DVD REVIEW: Chernobyl Diaries

Chernobyl Diaries is the follow-up to Oren Peli’s Paranormal Activity where a group of adults decide it would be a good idea to take an extreme tour around Chernobyl, where the biggest nuclear disaster ever occurred. They think that they are completely alone. But it is not long before they start to realise that things are not what they seem and that their safety is in major jeopardy. Peli produces an enjoyable yet predictable horror film.

The direction by Bradley Parker is executed well with some lovely shots of the seemingly abandoned city. The sky is a nice whiteish colour and gives the impression that although everything is quiet things are not right. Further Parker manages to build some feeling of dread and suspense and when the characters are put into jeopardy it is more exciting than it would have been.

With horror I think that less is more. With there being so many things that people can be afraid of and everyone being different it often works better to allow the shadows and the camera work to hide what is chasing a character and therefore allows the viewer to fill in the gaps using their own terrors. Chernobyl does this well. Although we know that they are being chased by something that has been mutated by the radiation we never truly see their faces. We get glimpses of their body shape and certain characteristics but we never see them completely, making the mutants an even more deadly menace.

Yet the characterisation is weak.
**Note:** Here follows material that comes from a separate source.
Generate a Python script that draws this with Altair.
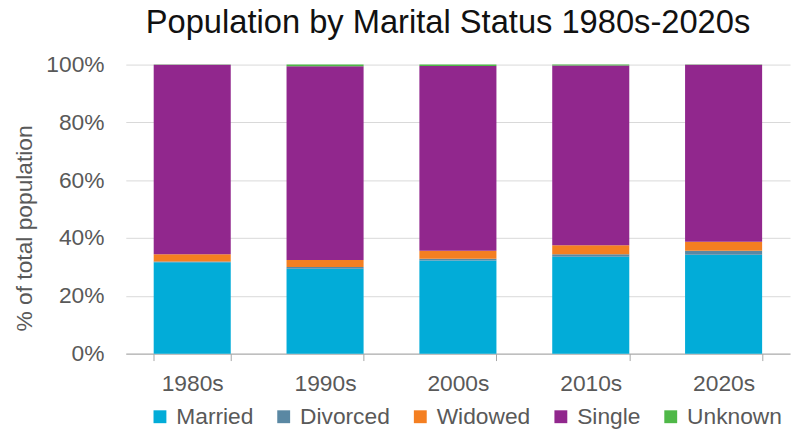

It was puzzling that Peli had produced such pedestrian lines whereas in Paranormal Activity his characters felt real and sounded real. Here we get stereotypical lines for the sake of it. For example we have the hero (Paul) who seems to not be afraid of anything. His geekier brother (Chris) who does not want to go in to Chernobyl in the first place and would rather just stay and propose to his girlfriend. What is more, the plotline is predictable. The choice of Chernobyl as a centrepiece was inspired but it is clear from the get go that this is not a good idea as it would seem to anyone that going into a place that is radioactive would not be top on my holiday visits. Yet it is only Chris who seems remotely worried. Further his worry is argued away in a matter of minutes before he is happy on the bus to Chernobyl too. It is here where the story falls down. With Paranormal Activity, Peli managed to create both characters and a plot that although they were in the realm of horror seemed like things that people might do whereas entering Chernobyl out of free will just seems insane.

Another issue with the plot are some of the frights. Some are very predictable and the viewer will be able to telegraph how at least some of the scares are going to come.

All in all Chernobyl Diaries is a perfectly enjoyable horror film where you should leave your brains at the door. Parker does a good job of building a sense of foreboding that is so crucial especially in a film where some of the frights are predictable. This is nothing special but it is nothing terrible either.